How to compare the equality of two elements Back

In underscore, there is a method called _.isEqual() to judge whether an element is equal to another. Before analyzing this more complicated function, which has been implemented with around hundreds of lines, I would like to discuss when an element is actually equal to another. For example, 1 should be equal to new Number(1), and [1] is also equal to [1] even if they are two different arrays.

For the expression a === b, there are two situations resulting in true:

  1. both a and b are primitive types, having the same value at the same time.
  2. both a and b are reference types, having the same target to reference.

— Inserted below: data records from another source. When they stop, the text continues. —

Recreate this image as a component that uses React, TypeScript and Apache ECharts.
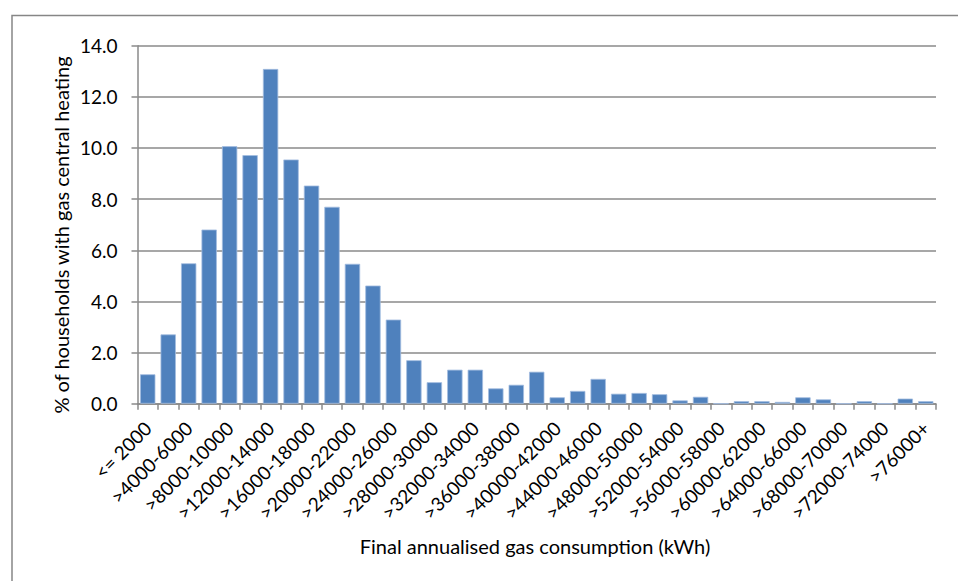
import React, { useEffect, useRef } from "react";
import * as echarts from "echarts";

const categories: string[] = [
  "<= 2000", ">2000-4000", ">4000-6000", ">6000-8000", ">8000-10000",
  ">10000-12000", ">12000-14000", ">14000-16000", ">16000-18000", ">18000-20000",
  ">20000-22000", ">22000-24000", ">24000-26000", ">26000-28000", ">28000-30000",
  ">30000-32000", ">32000-34000", ">34000-36000", ">36000-38000", ">38000-40000",
  ">40000-42000", ">42000-44000", ">44000-46000", ">46000-48000", ">48000-50000",
  ">50000-52000", ">52000-54000", ">54000-56000", ">56000-58000", ">58000-60000",
  ">60000-62000", ">62000-64000", ">64000-66000", ">66000-68000", ">68000-70000",
  ">70000-72000", ">72000-74000", ">74000-76000", ">76000+",
];

const percentHouseholds: number[] = [
  1.15, 2.71, 5.49, 6.81, 10.07, 9.72, 13.09, 9.55, 8.53, 7.7,
  5.47, 4.62, 3.29, 1.7, 0.84, 1.33, 1.33, 0.6, 0.74, 1.25,
  0.25, 0.5, 0.97, 0.39, 0.42, 0.37, 0.13, 0.27, 0, 0.1,
  0.1, 0.07, 0.25, 0.17, 0, 0.1, 0, 0.2, 0.1,
];

const yTitle = "% of households with gas central heating";
const xTitle = "Final annualised gas consumption (kWh)";

const FONT = "Lato";
const GRAY = "#8a8a8a";

export default function App() {
  const ref = useRef<HTMLDivElement>(null);
  useEffect(() => {
    if (!ref.current) return;
    const chart = echarts.init(ref.current, null, { renderer: "svg" });
    chart.setOption({
      animation: false,
      backgroundColor: "#ffffff",
      textStyle: { fontFamily: FONT },
      grid: { left: 137.5, right: 22, top: 45.7, bottom: 177.3, containLabel: false },
      graphic: [
        {
          type: "rect",
          shape: { x: 12, y: 15.5, width: 1000, height: 1000 },
          style: { fill: "none", stroke: "#868686", lineWidth: 1.5 },
          silent: true,
        },
        {
          type: "text",
          x: 61,
          y: 235,
          rotation: Math.PI / 2,
          style: {
            text: yTitle,
            font: `20px ${FONT}`,
            fill: "#000",
            align: "center",
            verticalAlign: "middle",
          },
        },
        {
          type: "text",
          x: 535,
          y: 546,
          style: {
            text: xTitle,
            font: `20px ${FONT}`,
            fill: "#000",
            align: "center",
            verticalAlign: "middle",
          },
        },
      ],
      xAxis: {
        type: "category",
        data: categories,
        boundaryGap: true,
        axisLine: { show: true, lineStyle: { color: GRAY, width: 1.5 } },
        axisTick: { show: true, interval: 0, length: 6, alignWithLabel: false, lineStyle: { color: GRAY, width: 1.5 } },
        axisLabel: {
          interval: 1,
          rotate: 45,
          margin: 21,
          color: "#000",
          fontFamily: FONT,
          fontSize: 19,
        },
        splitLine: { show: false },
      },
      yAxis: {
        type: "value",
        min: 0,
        max: 14,
        interval: 2,
        axisLine: { show: true, lineStyle: { color: GRAY, width: 1.5 } },
        axisTick: { show: true, length: 6, lineStyle: { color: GRAY, width: 1.5 } },
        axisLabel: {
          margin: 20,
          color: "#000",
          fontFamily: FONT,
          fontSize: 19,
          formatter: (v: number) => v.toFixed(1),
        },
        splitLine: { show: true, lineStyle: { color: GRAY, width: 1.5 } },
      },
      series: [
        {
          type: "bar",
          data: percentHouseholds,
          barCategoryGap: "25%",
          itemStyle: { color: "#4F81BD", borderColor: "#a3bde0", borderWidth: 0.8 },
        },
      ],
    });
    return () => chart.dispose();
  }, []);
  return (
    <div
      ref={ref}
      style={{ position: "fixed", left: 0, top: 0, width: 958, height: 581 }}
    />
  );
}
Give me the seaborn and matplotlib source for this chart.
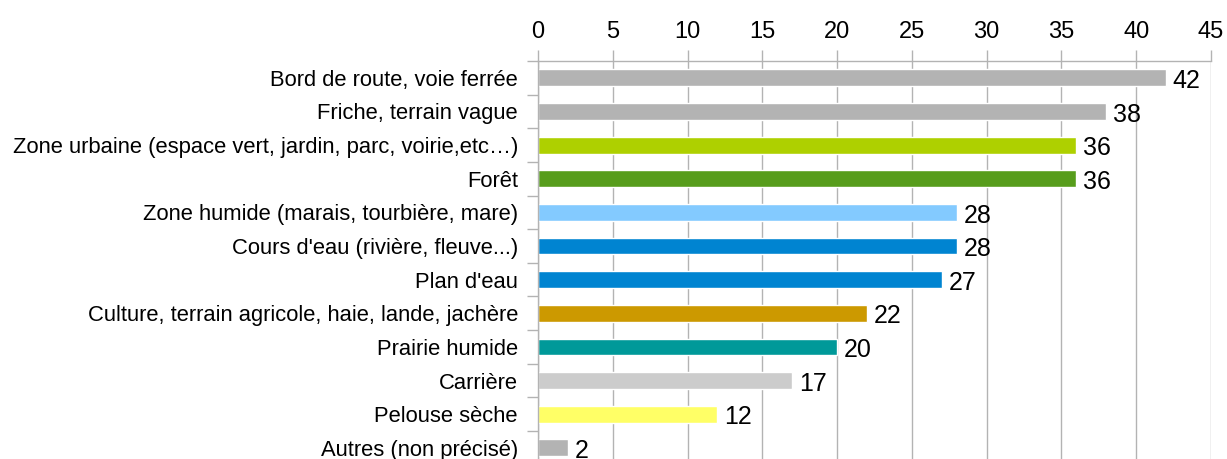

If this expression returns true, we can say that a is 99% likely equal to the element b, except a special case. According to the article http://wiki.ecmascript.org/doku.php?id=harmony:egal, people think that 0 is actually not equal to -0, but in JavaScript, 0 === -0 will return unexpected true.

/**
 * Identical objects are equal. `0 === -0`, but they aren't identical.
 * See the [Harmony `egal` proposal](http://wiki.ecmascript.org/doku.php?id=harmony:egal).
 */
if (a === b) {
    return a !== 0 || 1 / a === 1 / b;
}

What if one of a and b is null or undefined:

/** A strict comparison is necessary because `null == undefined`. */
if (a == null || b == null) {
    return a === b;
}

If a is a RegExp object, while b is a String, then undercore will convert them into both String to judge whether they are equal:

var a = /a/;
var b = new RegExp("a");

var _a = '' + a; // => /a/
var _b = '' + b; // => /a/

return _a === _b; // => true

In the case when a and b are both Number objects, underscore will handle a special case in which NaN is only equal to NaN but not any other Number objects:

/**
 * `NaN`s are equivalent, but non-reflexive.
 * Object(NaN) is equivalent to NaN
 * If `+a !== +a` returns true, it means that
 * a is NaN, and then just check whether b is
 * also NaN.
 */
if (+a !== +a) {
    return +b !== +b;
}

/**
 * An `egal` comparison is performed for other numeric values.
 * If a is zero, then check `1 / +a === 1 / b` to make sure b is not `-0`
 * If a is not zero, thenjust check `+a === +b`
 */
return +a === 0 ? 1 / +a === 1 / b : +a === +b;

How about Date and Boolean objects?

return +a === +b;

For the Array and Object, underscore has adopted a recursive comparison to judge. When there is a various key-value pair, then return false.